**Work instructions**
Faithfully return all lines, omitting every embedded picture.

**** Available data

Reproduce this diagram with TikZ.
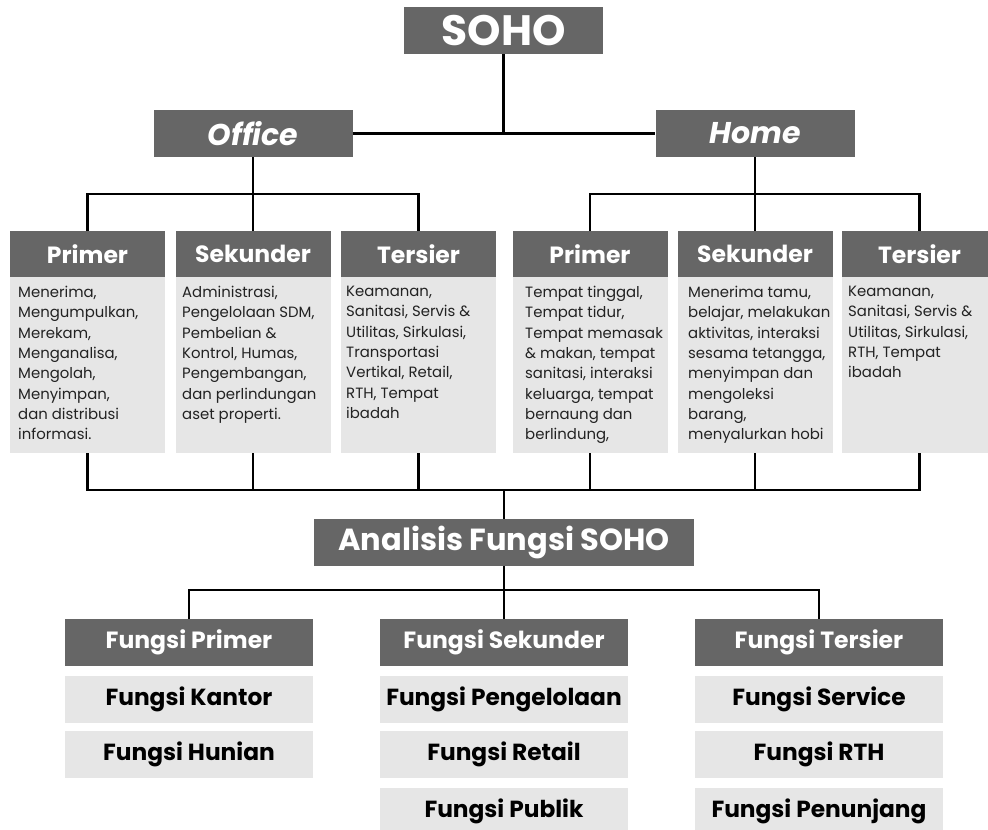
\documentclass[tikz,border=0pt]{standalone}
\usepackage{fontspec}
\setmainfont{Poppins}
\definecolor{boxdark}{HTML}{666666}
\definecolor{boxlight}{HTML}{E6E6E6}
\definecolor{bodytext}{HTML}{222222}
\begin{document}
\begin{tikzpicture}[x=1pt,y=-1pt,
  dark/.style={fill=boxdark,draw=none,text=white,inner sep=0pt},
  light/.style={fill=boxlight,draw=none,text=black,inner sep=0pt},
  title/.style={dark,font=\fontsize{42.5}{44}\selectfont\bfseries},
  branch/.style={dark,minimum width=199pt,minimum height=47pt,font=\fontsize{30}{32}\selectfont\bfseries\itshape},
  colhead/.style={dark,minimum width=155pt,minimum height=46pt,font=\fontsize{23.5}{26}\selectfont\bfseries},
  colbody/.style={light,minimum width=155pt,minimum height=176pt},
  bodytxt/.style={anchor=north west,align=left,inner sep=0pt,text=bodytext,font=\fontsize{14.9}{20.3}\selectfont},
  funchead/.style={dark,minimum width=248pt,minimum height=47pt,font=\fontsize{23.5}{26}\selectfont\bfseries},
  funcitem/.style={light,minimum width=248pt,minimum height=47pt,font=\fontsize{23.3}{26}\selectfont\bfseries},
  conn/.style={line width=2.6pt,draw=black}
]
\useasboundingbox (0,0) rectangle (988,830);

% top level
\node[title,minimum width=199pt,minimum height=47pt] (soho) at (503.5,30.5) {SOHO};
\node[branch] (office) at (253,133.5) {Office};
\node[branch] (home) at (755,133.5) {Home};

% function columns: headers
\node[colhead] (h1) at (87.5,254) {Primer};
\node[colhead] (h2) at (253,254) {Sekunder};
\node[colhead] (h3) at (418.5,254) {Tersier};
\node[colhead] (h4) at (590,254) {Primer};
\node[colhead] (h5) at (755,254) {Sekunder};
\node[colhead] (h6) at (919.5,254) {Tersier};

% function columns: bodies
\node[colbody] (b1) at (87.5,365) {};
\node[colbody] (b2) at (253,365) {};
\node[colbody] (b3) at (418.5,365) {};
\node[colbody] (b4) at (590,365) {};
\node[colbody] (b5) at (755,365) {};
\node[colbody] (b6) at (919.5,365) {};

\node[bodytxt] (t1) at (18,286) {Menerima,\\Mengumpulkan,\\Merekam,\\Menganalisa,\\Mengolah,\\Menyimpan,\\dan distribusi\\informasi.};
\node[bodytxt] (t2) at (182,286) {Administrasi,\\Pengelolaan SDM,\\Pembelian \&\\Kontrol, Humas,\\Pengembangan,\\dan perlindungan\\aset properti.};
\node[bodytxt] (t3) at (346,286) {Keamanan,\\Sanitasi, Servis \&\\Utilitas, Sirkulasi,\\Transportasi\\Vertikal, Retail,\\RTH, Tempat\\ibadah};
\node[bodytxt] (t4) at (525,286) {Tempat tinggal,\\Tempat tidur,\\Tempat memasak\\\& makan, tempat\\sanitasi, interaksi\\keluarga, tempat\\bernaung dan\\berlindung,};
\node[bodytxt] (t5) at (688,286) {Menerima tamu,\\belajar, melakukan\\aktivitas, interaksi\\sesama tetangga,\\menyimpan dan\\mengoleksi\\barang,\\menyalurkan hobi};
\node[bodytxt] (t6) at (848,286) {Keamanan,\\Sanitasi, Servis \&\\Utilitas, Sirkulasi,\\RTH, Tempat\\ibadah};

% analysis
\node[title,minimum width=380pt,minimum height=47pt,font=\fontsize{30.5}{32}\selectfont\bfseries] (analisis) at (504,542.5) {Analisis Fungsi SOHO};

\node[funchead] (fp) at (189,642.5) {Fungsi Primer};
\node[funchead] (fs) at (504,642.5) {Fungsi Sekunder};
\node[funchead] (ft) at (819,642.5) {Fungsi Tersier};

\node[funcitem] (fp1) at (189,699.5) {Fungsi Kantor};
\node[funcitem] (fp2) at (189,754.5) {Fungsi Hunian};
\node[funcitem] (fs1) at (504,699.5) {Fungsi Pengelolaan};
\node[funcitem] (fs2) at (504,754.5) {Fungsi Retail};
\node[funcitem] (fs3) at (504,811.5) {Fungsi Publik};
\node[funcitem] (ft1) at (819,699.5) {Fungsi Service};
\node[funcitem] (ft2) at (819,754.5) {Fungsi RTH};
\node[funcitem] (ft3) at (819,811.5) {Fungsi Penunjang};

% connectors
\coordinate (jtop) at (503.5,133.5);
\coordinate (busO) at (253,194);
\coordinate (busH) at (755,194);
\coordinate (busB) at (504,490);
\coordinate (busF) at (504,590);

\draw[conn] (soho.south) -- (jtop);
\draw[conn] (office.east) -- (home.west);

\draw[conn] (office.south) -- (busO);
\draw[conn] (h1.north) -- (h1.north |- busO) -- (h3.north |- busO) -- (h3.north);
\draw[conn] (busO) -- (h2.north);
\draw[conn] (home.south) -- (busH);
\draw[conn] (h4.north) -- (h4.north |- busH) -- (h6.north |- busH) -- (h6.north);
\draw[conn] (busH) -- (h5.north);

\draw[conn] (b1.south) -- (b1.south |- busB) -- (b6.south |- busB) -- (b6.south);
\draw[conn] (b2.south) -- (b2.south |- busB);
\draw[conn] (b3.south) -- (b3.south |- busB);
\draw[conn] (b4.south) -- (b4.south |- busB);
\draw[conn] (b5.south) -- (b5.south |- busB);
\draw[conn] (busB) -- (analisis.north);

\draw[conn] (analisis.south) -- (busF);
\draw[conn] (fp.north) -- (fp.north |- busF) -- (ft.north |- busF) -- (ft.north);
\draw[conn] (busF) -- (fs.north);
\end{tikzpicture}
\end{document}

********

**Solution to this exercise**
Reproduce this diagram with TikZ.
\documentclass[tikz,border=0pt]{standalone}
\usepackage{fontspec}
\setmainfont{Poppins}
\definecolor{boxdark}{HTML}{666666}
\definecolor{boxlight}{HTML}{E6E6E6}
\definecolor{bodytext}{HTML}{222222}
\begin{document}
\begin{tikzpicture}[x=1pt,y=-1pt,
  dark/.style={fill=boxdark,draw=none,text=white,inner sep=0pt},
  light/.style={fill=boxlight,draw=none,text=black,inner sep=0pt},
  title/.style={dark,font=\fontsize{42.5}{44}\selectfont\bfseries},
  branch/.style={dark,minimum width=199pt,minimum height=47pt,font=\fontsize{30}{32}\selectfont\bfseries\itshape},
  colhead/.style={dark,minimum width=155pt,minimum height=46pt,font=\fontsize{23.5}{26}\selectfont\bfseries},
  colbody/.style={light,minimum width=155pt,minimum height=176pt},
  bodytxt/.style={anchor=north west,align=left,inner sep=0pt,text=bodytext,font=\fontsize{14.9}{20.3}\selectfont},
  funchead/.style={dark,minimum width=248pt,minimum height=47pt,font=\fontsize{23.5}{26}\selectfont\bfseries},
  funcitem/.style={light,minimum width=248pt,minimum height=47pt,font=\fontsize{23.3}{26}\selectfont\bfseries},
  conn/.style={line width=2.6pt,draw=black}
]
\useasboundingbox (0,0) rectangle (988,830);

% top level
\node[title,minimum width=199pt,minimum height=47pt] (soho) at (503.5,30.5) {SOHO};
\node[branch] (office) at (253,133.5) {Office};
\node[branch] (home) at (755,133.5) {Home};

% function columns: headers
\node[colhead] (h1) at (87.5,254) {Primer};
\node[colhead] (h2) at (253,254) {Sekunder};
\node[colhead] (h3) at (418.5,254) {Tersier};
\node[colhead] (h4) at (590,254) {Primer};
\node[colhead] (h5) at (755,254) {Sekunder};
\node[colhead] (h6) at (919.5,254) {Tersier};

% function columns: bodies
\node[colbody] (b1) at (87.5,365) {};
\node[colbody] (b2) at (253,365) {};
\node[colbody] (b3) at (418.5,365) {};
\node[colbody] (b4) at (590,365) {};
\node[colbody] (b5) at (755,365) {};
\node[colbody] (b6) at (919.5,365) {};

\node[bodytxt] (t1) at (18,286) {Menerima,\\Mengumpulkan,\\Merekam,\\Menganalisa,\\Mengolah,\\Menyimpan,\\dan distribusi\\informasi.};
\node[bodytxt] (t2) at (182,286) {Administrasi,\\Pengelolaan SDM,\\Pembelian \&\\Kontrol, Humas,\\Pengembangan,\\dan perlindungan\\aset properti.};
\node[bodytxt] (t3) at (346,286) {Keamanan,\\Sanitasi, Servis \&\\Utilitas, Sirkulasi,\\Transportasi\\Vertikal, Retail,\\RTH, Tempat\\ibadah};
\node[bodytxt] (t4) at (525,286) {Tempat tinggal,\\Tempat tidur,\\Tempat memasak\\\& makan, tempat\\sanitasi, interaksi\\keluarga, tempat\\bernaung dan\\berlindung,};
\node[bodytxt] (t5) at (688,286) {Menerima tamu,\\belajar, melakukan\\aktivitas, interaksi\\sesama tetangga,\\menyimpan dan\\mengoleksi\\barang,\\menyalurkan hobi};
\node[bodytxt] (t6) at (848,286) {Keamanan,\\Sanitasi, Servis \&\\Utilitas, Sirkulasi,\\RTH, Tempat\\ibadah};

% analysis
\node[title,minimum width=380pt,minimum height=47pt,font=\fontsize{30.5}{32}\selectfont\bfseries] (analisis) at (504,542.5) {Analisis Fungsi SOHO};

\node[funchead] (fp) at (189,642.5) {Fungsi Primer};
\node[funchead] (fs) at (504,642.5) {Fungsi Sekunder};
\node[funchead] (ft) at (819,642.5) {Fungsi Tersier};

\node[funcitem] (fp1) at (189,699.5) {Fungsi Kantor};
\node[funcitem] (fp2) at (189,754.5) {Fungsi Hunian};
\node[funcitem] (fs1) at (504,699.5) {Fungsi Pengelolaan};
\node[funcitem] (fs2) at (504,754.5) {Fungsi Retail};
\node[funcitem] (fs3) at (504,811.5) {Fungsi Publik};
\node[funcitem] (ft1) at (819,699.5) {Fungsi Service};
\node[funcitem] (ft2) at (819,754.5) {Fungsi RTH};
\node[funcitem] (ft3) at (819,811.5) {Fungsi Penunjang};

% connectors
\coordinate (jtop) at (503.5,133.5);
\coordinate (busO) at (253,194);
\coordinate (busH) at (755,194);
\coordinate (busB) at (504,490);
\coordinate (busF) at (504,590);

\draw[conn] (soho.south) -- (jtop);
\draw[conn] (office.east) -- (home.west);

\draw[conn] (office.south) -- (busO);
\draw[conn] (h1.north) -- (h1.north |- busO) -- (h3.north |- busO) -- (h3.north);
\draw[conn] (busO) -- (h2.north);
\draw[conn] (home.south) -- (busH);
\draw[conn] (h4.north) -- (h4.north |- busH) -- (h6.north |- busH) -- (h6.north);
\draw[conn] (busH) -- (h5.north);

\draw[conn] (b1.south) -- (b1.south |- busB) -- (b6.south |- busB) -- (b6.south);
\draw[conn] (b2.south) -- (b2.south |- busB);
\draw[conn] (b3.south) -- (b3.south |- busB);
\draw[conn] (b4.south) -- (b4.south |- busB);
\draw[conn] (b5.south) -- (b5.south |- busB);
\draw[conn] (busB) -- (analisis.north);

\draw[conn] (analisis.south) -- (busF);
\draw[conn] (fp.north) -- (fp.north |- busF) -- (ft.north |- busF) -- (ft.north);
\draw[conn] (busF) -- (fs.north);
\end{tikzpicture}
\end{document}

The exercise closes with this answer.